There are a number of financial realities that will often force a used RV owner to consider defaulting on their RV loan. Here are just a few:

  • Many RV loans are for long periods of time, up to 20 years, especially on the larger RVs.
  • Most dealers (and their preferred banks) require a down payment of 20% or more of the listed MSRP on a new RV.
  • The interiors, including the furniture and appliances installed in an RV, will become outdated within less than 10 years.
  • Larger RVs, such as motorhomes, have drivetrains that require regular and costly maintenance, especially as the vehicle mileage increases.
  • RV values, as listed in NADA or KBB, reflect the prices of similar models locally, and they change significantly each year as the economy varies,
  • An RV's value, as listed on such dealer pricing sites as NADA and Kelly Blue Book, will normally drop below the RV’s so-called Scrap Value by around the time it is 15 years old.
  • The Scrap Value of an RV is what a unit is worth to used RV parts resellers.

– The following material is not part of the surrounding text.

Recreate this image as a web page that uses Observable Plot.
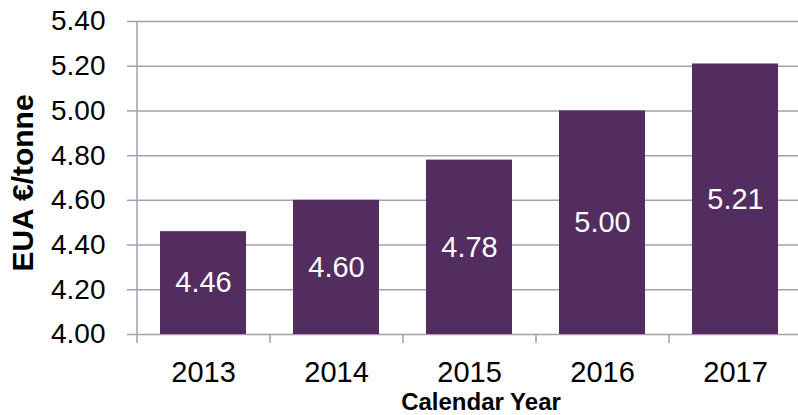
<!DOCTYPE html>
<html>
<head>
<meta charset="utf-8">
<script src="https://cdn.jsdelivr.net/npm/d3@7"></script>
<script src="https://cdn.jsdelivr.net/npm/@observablehq/plot@0.6"></script>
<style>
  html, body { margin: 0; padding: 0; background: #fff; overflow: hidden; }
  #chart svg { overflow: hidden; }
</style>
</head>
<body>
<div id="chart"></div>
<script>
const years = ["2013", "2014", "2015", "2016", "2017"];
const prices = [4.46, 4.60, 4.78, 5.00, 5.21];
const yTicks = [4.00, 4.20, 4.40, 4.60, 4.80, 5.00, 5.20, 5.40];
const yTitle = "EUA €/tonne";
const xTitle = "Calendar Year";

const data = years.map((year, i) => ({year, value: prices[i]}));
const yMin = yTicks[0], yMax = yTicks[yTicks.length - 1];

const width = 798, height = 415;
const marginLeft = 137, marginRight = -4, marginTop = 21, marginBottom = 81;
const step = (width - marginLeft - marginRight) / years.length;
const barColor = "#532D5F";
const gridColor = "#A99DB1";
const font = "Arial, 'Liberation Sans', sans-serif";
const fmt = d3.format(".2f");

const chart = Plot.plot({
  width, height, marginLeft, marginRight, marginTop, marginBottom,
  style: {fontFamily: font, color: "#000", background: "#fff"},
  x: {domain: years, paddingInner: 0.35, paddingOuter: 0.175, axis: null},
  y: {domain: [yMin, yMax], axis: null},
  marks: [
    Plot.gridY(yTicks, {stroke: gridColor, strokeOpacity: 1, strokeWidth: 1.5}),
    Plot.barY(data, {x: "year", y1: yMin, y2: "value", fill: barColor}),
    Plot.ruleX([years[0]], {x: d => d, y1: yMax, y2: yMin, insetBottom: -9, dx: -step / 2, stroke: gridColor, strokeWidth: 1.5}),
    Plot.ruleX(years.slice(1), {x: d => d, y1: yMin, y2: yMin, insetBottom: -9, dx: -step / 2, stroke: gridColor, strokeWidth: 1.5}),
    Plot.axisY(yTicks, {tickSize: 10, tickPadding: 22, tickFormat: fmt, fontSize: 28, stroke: gridColor, strokeWidth: 1.5, fill: "#000", label: null}),
    Plot.axisX({tickSize: 0, tickPadding: 27, fontSize: 29, fill: "#000", label: null}),
    Plot.text(data, {x: "year", y: d => (yMin + d.value) / 2, text: d => fmt(d.value), fill: "white", fontSize: 29, lineAnchor: "middle"}),
    Plot.text([yTitle], {frameAnchor: "left", text: d => d, rotate: -90, textAnchor: "middle", dx: -114, dy: 5, fontSize: 30, fontWeight: "bold", fill: "#000", lineAnchor: "middle"}),
    Plot.text([xTitle], {frameAnchor: "bottom", text: d => d, textAnchor: "middle", dx: 11, dy: 68, fontSize: 24, fontWeight: "bold", fill: "#000", lineAnchor: "middle"})
  ]
});
document.getElementById("chart").appendChild(chart);
</script>
</body>
</html>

Remember, for all of those years you're making those payments, you will have to remind yourself that It’s Yours Now!

In this article, I have tried to give the potential RV buyer a picture of the world of RV values versus what will be owed on the same RV.

Just remember that it’s a lot easier to get into the financial side of owning an RV than it is to get out financially when you tire of camping in an RV.

“Nuff Said!

This content is accurate and true to the best of the author’s knowledge and is not meant to substitute for formal and individualized advice from a qualified professional.